To be done: In the data below, locate each line with the word "code" and list it.

Task material:
_ _ _
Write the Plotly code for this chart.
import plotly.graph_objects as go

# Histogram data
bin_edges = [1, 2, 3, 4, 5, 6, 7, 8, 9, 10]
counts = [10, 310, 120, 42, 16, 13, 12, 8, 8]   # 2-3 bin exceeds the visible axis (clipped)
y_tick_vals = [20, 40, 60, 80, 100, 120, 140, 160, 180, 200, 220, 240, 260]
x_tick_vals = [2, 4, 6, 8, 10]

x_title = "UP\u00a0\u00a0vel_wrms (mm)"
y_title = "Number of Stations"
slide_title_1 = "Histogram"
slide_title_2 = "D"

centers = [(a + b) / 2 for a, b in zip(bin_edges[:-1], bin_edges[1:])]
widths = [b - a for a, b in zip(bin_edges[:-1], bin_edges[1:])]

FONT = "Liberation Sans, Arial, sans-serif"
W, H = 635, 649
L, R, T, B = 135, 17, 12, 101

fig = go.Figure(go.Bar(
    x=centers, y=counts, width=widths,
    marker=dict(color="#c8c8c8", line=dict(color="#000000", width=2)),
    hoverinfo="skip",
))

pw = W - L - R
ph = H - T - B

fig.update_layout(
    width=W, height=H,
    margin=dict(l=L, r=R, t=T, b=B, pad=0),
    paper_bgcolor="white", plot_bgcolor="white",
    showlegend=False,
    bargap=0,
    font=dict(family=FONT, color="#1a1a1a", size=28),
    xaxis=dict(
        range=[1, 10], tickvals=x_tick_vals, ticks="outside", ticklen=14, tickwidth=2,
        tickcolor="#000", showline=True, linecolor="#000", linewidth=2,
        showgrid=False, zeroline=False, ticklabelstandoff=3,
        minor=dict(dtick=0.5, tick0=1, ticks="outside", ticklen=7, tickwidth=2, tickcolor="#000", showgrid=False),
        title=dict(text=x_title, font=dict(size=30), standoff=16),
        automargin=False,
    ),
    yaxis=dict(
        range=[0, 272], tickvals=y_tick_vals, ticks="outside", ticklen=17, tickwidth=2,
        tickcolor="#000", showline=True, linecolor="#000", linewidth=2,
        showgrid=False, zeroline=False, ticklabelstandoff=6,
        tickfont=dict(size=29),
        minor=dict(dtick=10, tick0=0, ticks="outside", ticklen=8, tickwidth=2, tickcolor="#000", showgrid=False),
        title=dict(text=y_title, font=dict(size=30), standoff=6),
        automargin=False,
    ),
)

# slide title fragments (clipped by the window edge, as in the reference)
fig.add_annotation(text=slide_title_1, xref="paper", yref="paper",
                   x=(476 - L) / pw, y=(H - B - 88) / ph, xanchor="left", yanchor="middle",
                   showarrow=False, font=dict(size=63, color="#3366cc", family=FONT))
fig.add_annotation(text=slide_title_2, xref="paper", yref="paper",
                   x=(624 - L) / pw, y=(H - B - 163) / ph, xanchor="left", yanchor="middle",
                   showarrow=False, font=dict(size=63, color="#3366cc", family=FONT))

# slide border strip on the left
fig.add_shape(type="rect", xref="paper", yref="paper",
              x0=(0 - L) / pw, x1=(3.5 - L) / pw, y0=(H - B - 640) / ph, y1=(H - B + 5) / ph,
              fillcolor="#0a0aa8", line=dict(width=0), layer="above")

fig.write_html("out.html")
_ _ _
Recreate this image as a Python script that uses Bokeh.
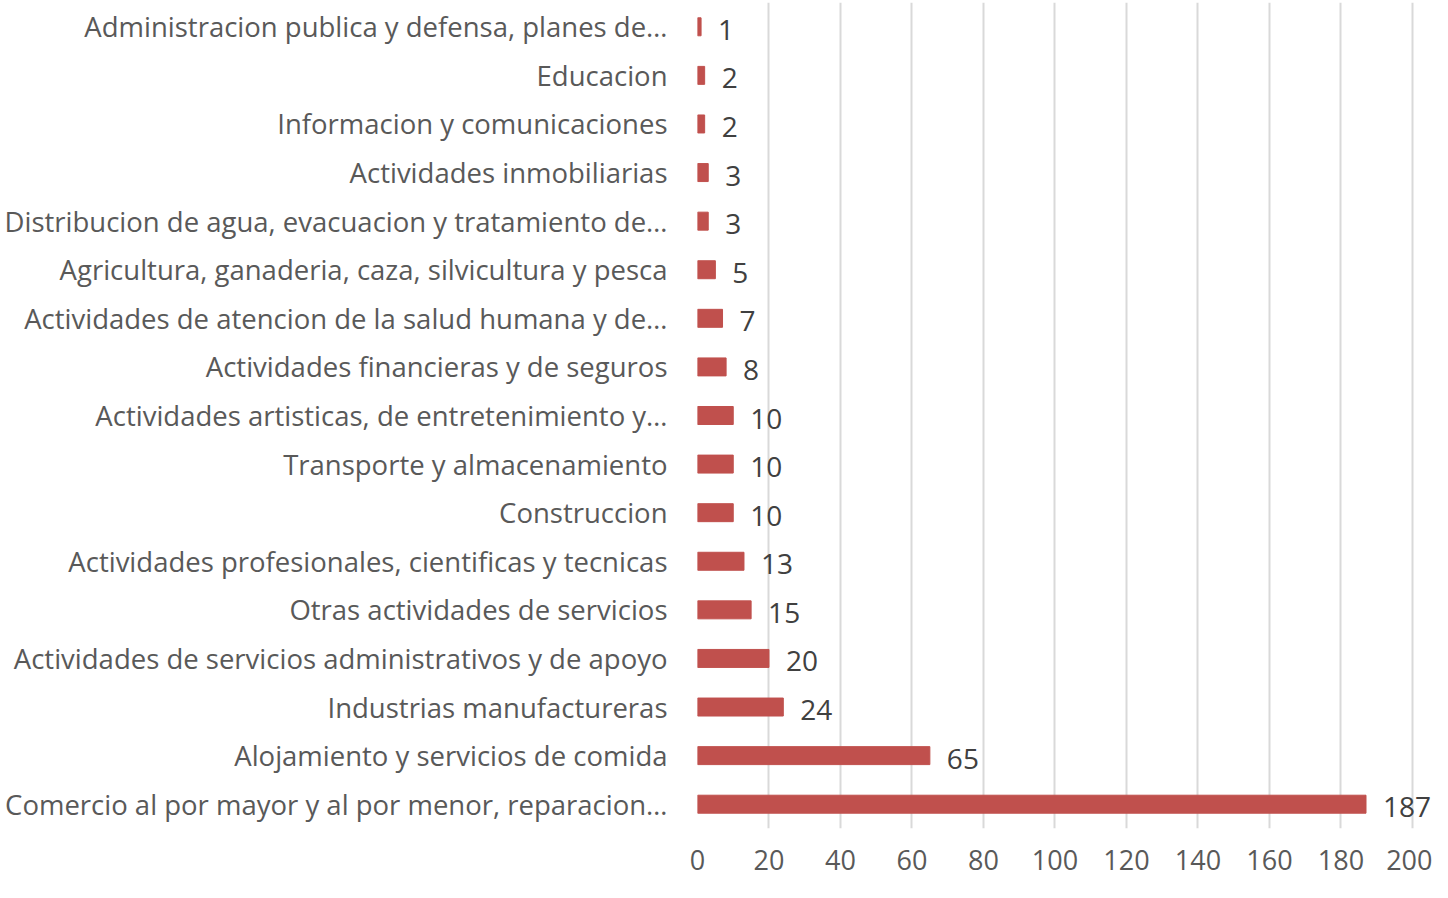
_ _ _
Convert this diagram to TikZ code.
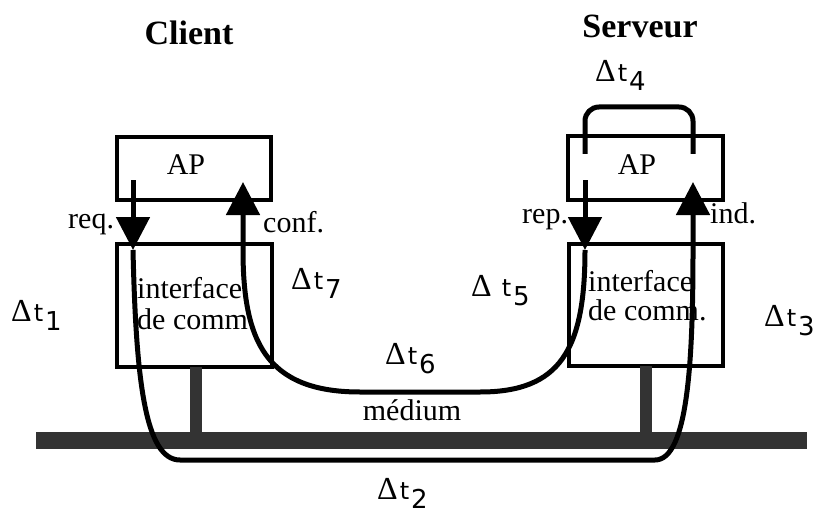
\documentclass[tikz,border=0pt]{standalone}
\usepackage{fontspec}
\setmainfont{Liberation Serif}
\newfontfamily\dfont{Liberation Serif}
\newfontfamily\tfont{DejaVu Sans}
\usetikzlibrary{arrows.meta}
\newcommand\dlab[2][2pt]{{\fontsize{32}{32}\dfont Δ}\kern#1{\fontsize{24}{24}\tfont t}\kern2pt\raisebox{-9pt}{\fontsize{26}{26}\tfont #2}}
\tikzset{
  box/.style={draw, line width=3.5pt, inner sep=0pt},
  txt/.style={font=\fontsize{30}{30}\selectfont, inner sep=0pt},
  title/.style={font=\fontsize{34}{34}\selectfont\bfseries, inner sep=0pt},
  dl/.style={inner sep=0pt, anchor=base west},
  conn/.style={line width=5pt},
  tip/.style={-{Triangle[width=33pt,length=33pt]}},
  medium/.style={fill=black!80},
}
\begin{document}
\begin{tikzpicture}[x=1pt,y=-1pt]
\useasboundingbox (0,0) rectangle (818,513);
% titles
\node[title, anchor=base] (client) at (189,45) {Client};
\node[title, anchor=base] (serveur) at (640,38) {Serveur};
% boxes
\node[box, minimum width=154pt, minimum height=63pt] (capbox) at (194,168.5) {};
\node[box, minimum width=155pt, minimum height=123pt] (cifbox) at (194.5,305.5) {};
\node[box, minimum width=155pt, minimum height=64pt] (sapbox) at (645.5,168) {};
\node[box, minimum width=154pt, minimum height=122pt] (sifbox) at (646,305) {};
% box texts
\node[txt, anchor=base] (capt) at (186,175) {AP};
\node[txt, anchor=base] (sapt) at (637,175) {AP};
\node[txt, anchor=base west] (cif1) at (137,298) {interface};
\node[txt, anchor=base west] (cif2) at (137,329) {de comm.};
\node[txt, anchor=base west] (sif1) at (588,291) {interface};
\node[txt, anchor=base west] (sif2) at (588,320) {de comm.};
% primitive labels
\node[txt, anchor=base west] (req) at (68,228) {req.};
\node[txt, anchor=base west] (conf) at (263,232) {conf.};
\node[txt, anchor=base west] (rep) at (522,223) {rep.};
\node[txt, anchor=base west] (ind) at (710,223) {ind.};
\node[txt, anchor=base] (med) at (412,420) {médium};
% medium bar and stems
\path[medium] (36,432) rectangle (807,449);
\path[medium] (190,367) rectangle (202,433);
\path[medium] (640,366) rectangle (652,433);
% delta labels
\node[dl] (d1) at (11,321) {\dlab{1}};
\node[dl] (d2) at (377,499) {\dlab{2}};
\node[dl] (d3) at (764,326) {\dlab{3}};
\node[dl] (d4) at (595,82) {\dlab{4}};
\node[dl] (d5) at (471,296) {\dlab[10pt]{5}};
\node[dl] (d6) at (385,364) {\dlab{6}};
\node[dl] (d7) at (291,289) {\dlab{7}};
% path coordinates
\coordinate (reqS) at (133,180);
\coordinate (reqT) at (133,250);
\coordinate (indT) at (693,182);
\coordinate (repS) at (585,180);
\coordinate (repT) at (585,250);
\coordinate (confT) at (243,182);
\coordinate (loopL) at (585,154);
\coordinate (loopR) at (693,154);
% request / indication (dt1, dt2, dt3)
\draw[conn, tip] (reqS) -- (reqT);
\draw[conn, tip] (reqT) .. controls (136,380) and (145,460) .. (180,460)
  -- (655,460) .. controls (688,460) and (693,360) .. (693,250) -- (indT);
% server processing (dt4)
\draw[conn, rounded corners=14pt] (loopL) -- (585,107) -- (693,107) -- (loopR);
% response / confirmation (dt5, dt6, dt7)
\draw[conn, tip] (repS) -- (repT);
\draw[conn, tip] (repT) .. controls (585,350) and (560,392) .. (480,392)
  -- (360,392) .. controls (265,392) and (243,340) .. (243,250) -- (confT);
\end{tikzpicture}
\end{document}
_ _ _
Expected answer:
Write the Plotly code for this chart.
Convert this diagram to TikZ code.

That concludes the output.